Print exactly the lines running from the one that holds "Rebuild this chart" through the one that holds "ya.axis_label_standoff = 27", please, and leave the pictures out.

(Records with drawing code)
## Start

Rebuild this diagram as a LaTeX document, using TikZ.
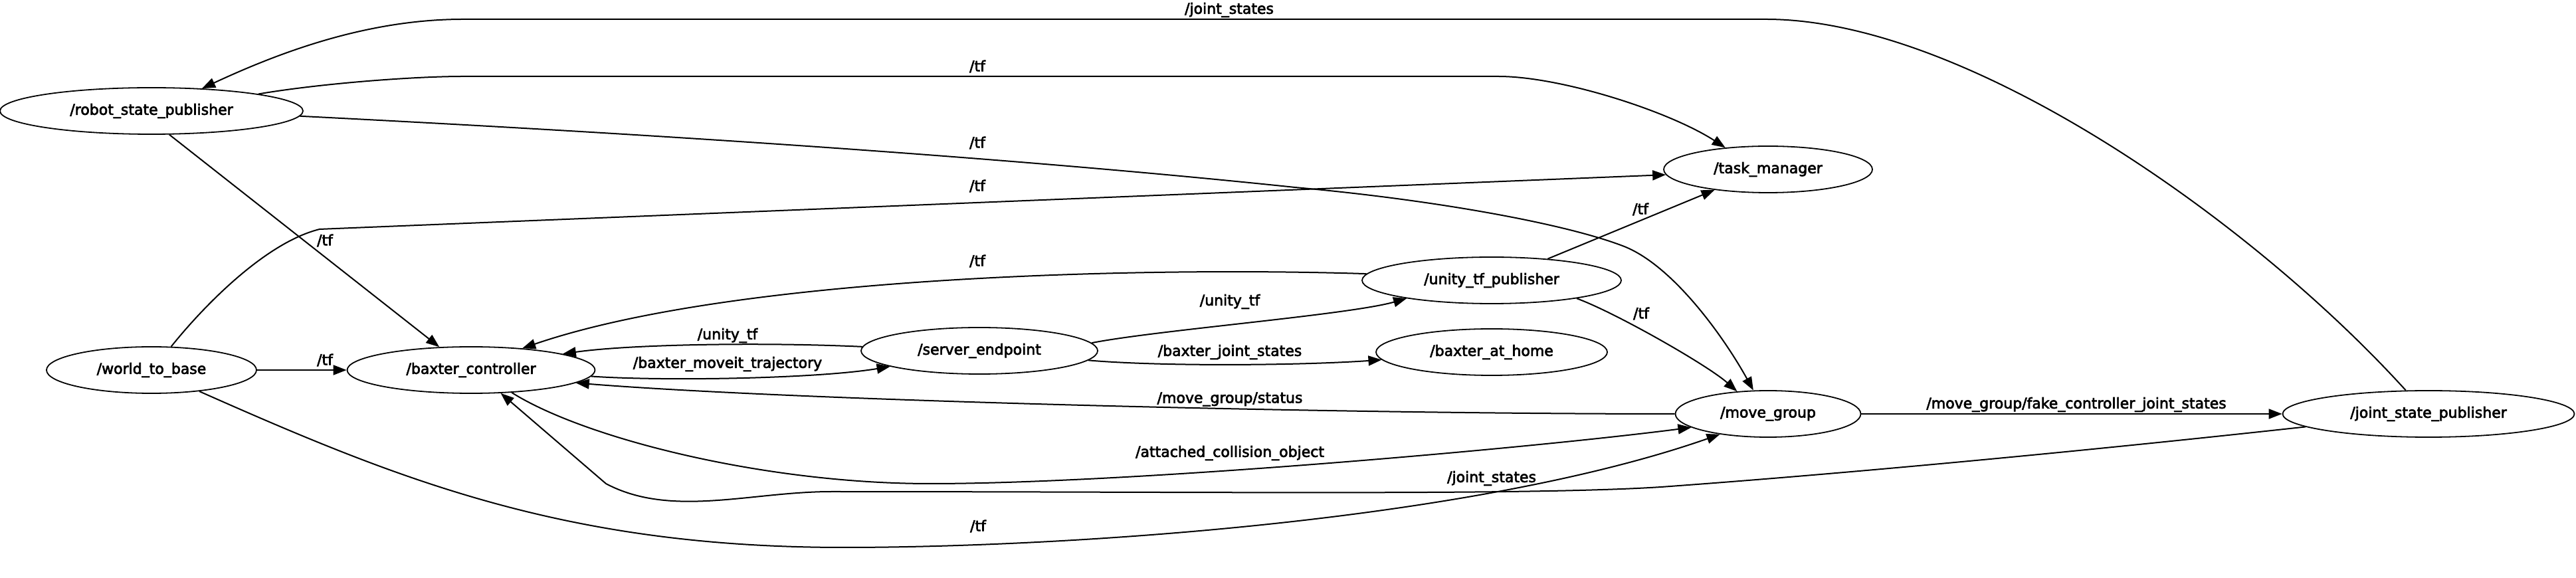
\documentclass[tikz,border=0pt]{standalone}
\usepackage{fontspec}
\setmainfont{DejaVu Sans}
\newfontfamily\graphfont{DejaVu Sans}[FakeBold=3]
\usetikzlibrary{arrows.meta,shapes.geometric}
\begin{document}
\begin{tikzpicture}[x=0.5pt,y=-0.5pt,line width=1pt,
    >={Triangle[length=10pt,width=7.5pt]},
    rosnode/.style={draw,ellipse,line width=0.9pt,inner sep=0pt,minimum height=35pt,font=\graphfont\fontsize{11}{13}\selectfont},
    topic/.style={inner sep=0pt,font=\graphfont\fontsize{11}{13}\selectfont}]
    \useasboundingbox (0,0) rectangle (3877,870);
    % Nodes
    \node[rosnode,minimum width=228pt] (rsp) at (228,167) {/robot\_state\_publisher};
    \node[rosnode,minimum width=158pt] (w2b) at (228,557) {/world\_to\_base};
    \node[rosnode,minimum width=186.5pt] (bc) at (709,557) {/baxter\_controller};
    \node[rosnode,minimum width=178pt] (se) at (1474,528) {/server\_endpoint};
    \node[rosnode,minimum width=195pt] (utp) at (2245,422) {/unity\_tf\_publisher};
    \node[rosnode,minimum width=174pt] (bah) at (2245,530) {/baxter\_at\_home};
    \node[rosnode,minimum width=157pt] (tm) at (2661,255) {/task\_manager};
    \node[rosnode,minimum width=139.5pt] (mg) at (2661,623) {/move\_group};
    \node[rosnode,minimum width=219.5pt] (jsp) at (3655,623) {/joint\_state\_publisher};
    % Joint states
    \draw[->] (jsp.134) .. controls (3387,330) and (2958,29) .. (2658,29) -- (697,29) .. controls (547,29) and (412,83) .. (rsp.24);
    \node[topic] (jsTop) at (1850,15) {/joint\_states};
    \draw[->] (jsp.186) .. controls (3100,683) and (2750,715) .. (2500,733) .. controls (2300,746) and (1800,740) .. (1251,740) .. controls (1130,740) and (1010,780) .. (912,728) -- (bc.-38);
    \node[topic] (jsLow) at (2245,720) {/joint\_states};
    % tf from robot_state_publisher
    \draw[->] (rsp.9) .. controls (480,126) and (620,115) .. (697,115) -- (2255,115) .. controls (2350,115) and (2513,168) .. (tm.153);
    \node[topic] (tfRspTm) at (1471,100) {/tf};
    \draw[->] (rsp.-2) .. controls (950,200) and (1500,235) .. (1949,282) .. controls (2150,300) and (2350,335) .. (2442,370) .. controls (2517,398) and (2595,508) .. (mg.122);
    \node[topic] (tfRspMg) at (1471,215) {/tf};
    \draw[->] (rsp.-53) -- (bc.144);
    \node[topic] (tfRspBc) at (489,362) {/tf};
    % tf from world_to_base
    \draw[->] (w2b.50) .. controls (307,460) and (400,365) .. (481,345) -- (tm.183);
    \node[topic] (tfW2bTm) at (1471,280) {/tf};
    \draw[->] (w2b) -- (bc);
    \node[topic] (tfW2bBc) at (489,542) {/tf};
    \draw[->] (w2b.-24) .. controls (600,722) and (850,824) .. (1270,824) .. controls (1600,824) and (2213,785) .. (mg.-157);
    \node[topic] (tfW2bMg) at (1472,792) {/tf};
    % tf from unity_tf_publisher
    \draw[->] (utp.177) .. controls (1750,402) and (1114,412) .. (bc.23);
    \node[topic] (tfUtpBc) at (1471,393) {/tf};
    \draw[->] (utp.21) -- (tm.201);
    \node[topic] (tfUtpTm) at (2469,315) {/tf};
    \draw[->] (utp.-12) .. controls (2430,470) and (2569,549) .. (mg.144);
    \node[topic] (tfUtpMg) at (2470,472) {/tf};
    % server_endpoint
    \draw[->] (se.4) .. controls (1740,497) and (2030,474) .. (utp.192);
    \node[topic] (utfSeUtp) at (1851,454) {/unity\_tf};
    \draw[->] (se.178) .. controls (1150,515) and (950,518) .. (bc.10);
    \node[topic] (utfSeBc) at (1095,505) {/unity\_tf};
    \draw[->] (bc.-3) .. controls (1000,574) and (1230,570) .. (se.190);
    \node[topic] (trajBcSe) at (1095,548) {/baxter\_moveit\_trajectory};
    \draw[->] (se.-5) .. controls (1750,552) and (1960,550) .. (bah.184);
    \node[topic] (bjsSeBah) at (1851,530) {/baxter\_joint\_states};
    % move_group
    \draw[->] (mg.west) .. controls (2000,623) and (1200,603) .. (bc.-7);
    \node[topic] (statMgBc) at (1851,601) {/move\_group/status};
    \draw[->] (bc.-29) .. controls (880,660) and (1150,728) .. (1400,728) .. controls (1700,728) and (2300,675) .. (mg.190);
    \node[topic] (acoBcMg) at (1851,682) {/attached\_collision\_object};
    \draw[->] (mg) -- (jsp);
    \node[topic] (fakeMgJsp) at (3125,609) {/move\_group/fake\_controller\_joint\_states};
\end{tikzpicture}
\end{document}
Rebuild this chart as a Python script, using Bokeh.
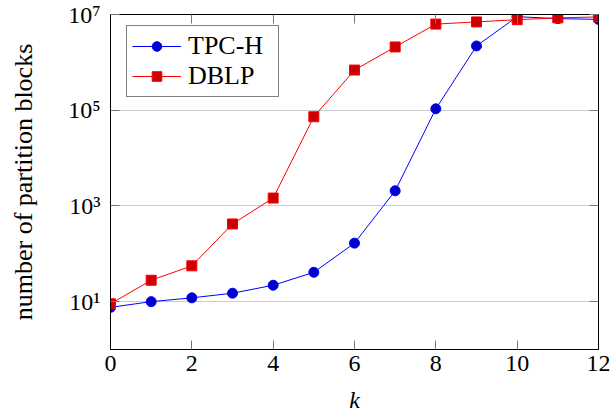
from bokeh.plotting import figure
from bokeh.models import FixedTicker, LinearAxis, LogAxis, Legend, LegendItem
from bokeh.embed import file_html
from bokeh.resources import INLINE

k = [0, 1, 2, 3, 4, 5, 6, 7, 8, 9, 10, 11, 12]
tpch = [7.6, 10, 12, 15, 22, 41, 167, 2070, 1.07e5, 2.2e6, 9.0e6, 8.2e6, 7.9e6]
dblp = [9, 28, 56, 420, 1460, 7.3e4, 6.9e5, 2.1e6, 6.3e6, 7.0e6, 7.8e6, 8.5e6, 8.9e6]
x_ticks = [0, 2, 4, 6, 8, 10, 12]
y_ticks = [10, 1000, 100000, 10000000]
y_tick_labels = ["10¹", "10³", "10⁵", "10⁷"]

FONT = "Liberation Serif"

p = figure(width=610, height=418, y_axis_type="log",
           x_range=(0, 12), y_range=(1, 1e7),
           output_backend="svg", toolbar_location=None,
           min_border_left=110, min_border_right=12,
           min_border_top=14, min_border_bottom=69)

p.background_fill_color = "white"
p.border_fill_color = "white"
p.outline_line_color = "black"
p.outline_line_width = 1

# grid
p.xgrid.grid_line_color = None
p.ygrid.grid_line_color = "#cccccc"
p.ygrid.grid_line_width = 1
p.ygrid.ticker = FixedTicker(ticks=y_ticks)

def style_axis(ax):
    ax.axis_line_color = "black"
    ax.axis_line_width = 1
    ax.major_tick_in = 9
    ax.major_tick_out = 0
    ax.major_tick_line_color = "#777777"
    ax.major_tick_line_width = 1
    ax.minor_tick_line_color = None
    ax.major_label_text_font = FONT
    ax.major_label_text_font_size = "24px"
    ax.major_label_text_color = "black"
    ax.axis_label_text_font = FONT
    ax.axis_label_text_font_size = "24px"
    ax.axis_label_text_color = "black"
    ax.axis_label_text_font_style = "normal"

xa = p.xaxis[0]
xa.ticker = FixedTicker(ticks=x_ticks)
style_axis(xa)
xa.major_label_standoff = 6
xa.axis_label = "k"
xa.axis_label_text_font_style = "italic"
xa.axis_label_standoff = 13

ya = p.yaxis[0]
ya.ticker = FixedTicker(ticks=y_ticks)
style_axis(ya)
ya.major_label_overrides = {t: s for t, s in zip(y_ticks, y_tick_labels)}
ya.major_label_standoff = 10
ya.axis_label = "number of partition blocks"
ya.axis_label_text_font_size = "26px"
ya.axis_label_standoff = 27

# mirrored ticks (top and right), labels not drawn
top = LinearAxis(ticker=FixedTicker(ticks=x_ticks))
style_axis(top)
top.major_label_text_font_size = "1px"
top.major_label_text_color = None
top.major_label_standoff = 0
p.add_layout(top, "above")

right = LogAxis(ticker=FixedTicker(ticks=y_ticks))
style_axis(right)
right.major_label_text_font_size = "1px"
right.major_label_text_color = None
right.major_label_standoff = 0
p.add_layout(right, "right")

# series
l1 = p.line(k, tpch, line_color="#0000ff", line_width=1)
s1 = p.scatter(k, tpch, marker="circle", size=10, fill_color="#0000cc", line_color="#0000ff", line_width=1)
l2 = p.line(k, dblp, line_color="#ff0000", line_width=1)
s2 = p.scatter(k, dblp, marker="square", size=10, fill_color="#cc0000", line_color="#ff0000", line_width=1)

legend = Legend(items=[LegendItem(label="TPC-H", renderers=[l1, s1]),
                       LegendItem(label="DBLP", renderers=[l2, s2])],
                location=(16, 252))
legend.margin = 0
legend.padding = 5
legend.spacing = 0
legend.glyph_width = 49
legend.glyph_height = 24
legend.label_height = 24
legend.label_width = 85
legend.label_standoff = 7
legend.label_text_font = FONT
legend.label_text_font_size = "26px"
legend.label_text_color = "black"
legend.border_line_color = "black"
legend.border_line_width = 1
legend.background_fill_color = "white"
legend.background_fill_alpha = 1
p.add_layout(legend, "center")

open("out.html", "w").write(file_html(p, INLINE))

## End

ANSWER —
Rebuild this chart as a Python script, using Bokeh.
from bokeh.plotting import figure
from bokeh.models import FixedTicker, LinearAxis, LogAxis, Legend, LegendItem
from bokeh.embed import file_html
from bokeh.resources import INLINE

k = [0, 1, 2, 3, 4, 5, 6, 7, 8, 9, 10, 11, 12]
tpch = [7.6, 10, 12, 15, 22, 41, 167, 2070, 1.07e5, 2.2e6, 9.0e6, 8.2e6, 7.9e6]
dblp = [9, 28, 56, 420, 1460, 7.3e4, 6.9e5, 2.1e6, 6.3e6, 7.0e6, 7.8e6, 8.5e6, 8.9e6]
x_ticks = [0, 2, 4, 6, 8, 10, 12]
y_ticks = [10, 1000, 100000, 10000000]
y_tick_labels = ["10¹", "10³", "10⁵", "10⁷"]

FONT = "Liberation Serif"

p = figure(width=610, height=418, y_axis_type="log",
           x_range=(0, 12), y_range=(1, 1e7),
           output_backend="svg", toolbar_location=None,
           min_border_left=110, min_border_right=12,
           min_border_top=14, min_border_bottom=69)

p.background_fill_color = "white"
p.border_fill_color = "white"
p.outline_line_color = "black"
p.outline_line_width = 1

# grid
p.xgrid.grid_line_color = None
p.ygrid.grid_line_color = "#cccccc"
p.ygrid.grid_line_width = 1
p.ygrid.ticker = FixedTicker(ticks=y_ticks)

def style_axis(ax):
    ax.axis_line_color = "black"
    ax.axis_line_width = 1
    ax.major_tick_in = 9
    ax.major_tick_out = 0
    ax.major_tick_line_color = "#777777"
    ax.major_tick_line_width = 1
    ax.minor_tick_line_color = None
    ax.major_label_text_font = FONT
    ax.major_label_text_font_size = "24px"
    ax.major_label_text_color = "black"
    ax.axis_label_text_font = FONT
    ax.axis_label_text_font_size = "24px"
    ax.axis_label_text_color = "black"
    ax.axis_label_text_font_style = "normal"

xa = p.xaxis[0]
xa.ticker = FixedTicker(ticks=x_ticks)
style_axis(xa)
xa.major_label_standoff = 6
xa.axis_label = "k"
xa.axis_label_text_font_style = "italic"
xa.axis_label_standoff = 13

ya = p.yaxis[0]
ya.ticker = FixedTicker(ticks=y_ticks)
style_axis(ya)
ya.major_label_overrides = {t: s for t, s in zip(y_ticks, y_tick_labels)}
ya.major_label_standoff = 10
ya.axis_label = "number of partition blocks"
ya.axis_label_text_font_size = "26px"
ya.axis_label_standoff = 27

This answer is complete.